With the Centre once again slashing the kerosene quota of Kerala, traditional fishers say they are forced to depend on cheap adulterated kerosene leading to premature engine deterioration.
While phasing out kerosene and opting for clean energy subsidies are part of India’s net zero commitment, a large percentage of Kerala fishers still use the fuel to power their crafts.
“We are going through the annual lean season and the authorities are not keen on resuming the kerosene supply. We buy kerosene from private parties who source it mainly from Tamil Nadu and its use is affecting the performance of our outboard engines. Though the authorities say there is shortage due to the cut in allocations from Central pool, it’s always available on black market,” says Cleetus, a fisher. While the State is promoting sustainable options including the switch to liquefied petroleum gas to reduce the carbon footprint, many fishers are sceptical about it.
“We had tried LPG around 10 years back and it was not a success. They have restarted the engine conversion programme with subsidy, but it’s not practical considering our fleet size. Since LPG prices are also on the rise and what we need is fuel subsidy for all boats,” says Jackson Pollayil, president, Kerala Swatantra Matsyathozhilali Federation. He adds that despite a budget allocation for subsidised fuel in previous years, nobody received anything from the ₹60 crore earmarked for the purpose.
“There was a time when we used to get around 600 litres for an outboard 9.9 HP engine and then kerosene was widely used for cooking. But now it’s use as a cooking fuel has come down, but we get a small percentage compared to our requirement,” he says. Traditional fishers also point out that the scarcity of kerosene is only limited to Kerala as the neighbouring Tamil Nadu has been providing the fuel at subsidised rates.
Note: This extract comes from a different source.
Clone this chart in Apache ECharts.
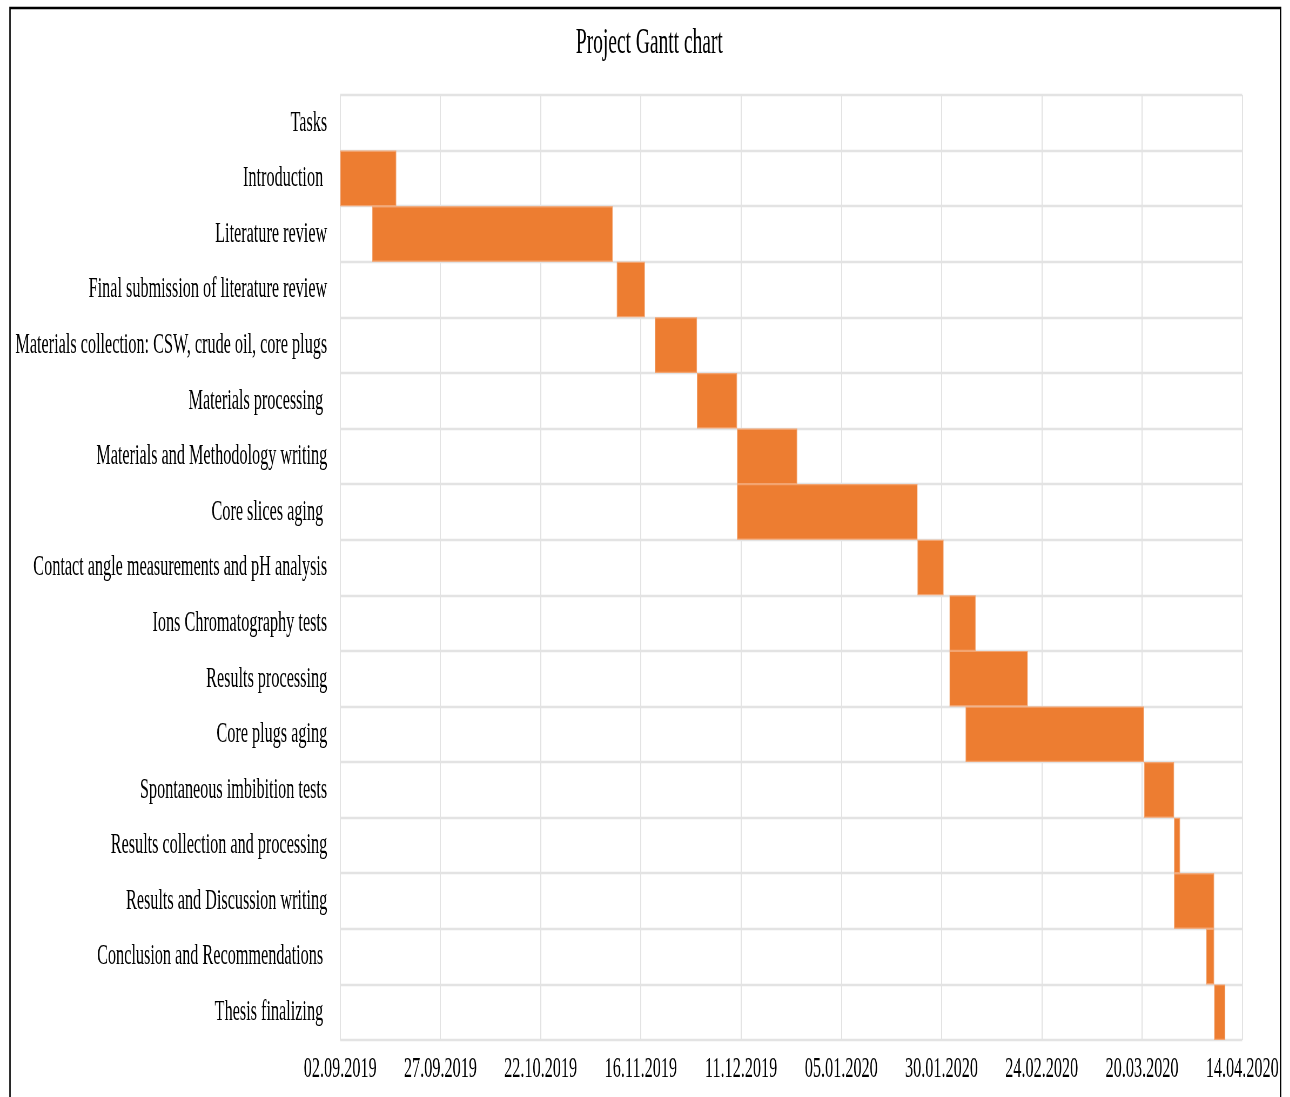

“All permit holders in Tamil Nadu get 500 litres of kerosene every month for ₹50 per litre. We buy it for ₹102 from Matsyafed bunks which is hardly cheaper compared to the open market price of ₹105. In Kerala we have nearly 12,000 boats that use it. They are charging a huge amount for issuing permits, but they are not even providing sufficient amount of fuel. A considerable percentage of the traditional fishers are not venturing into the sea these days due to this,” says Matsyathozhilali Congress leader Biju Lukose.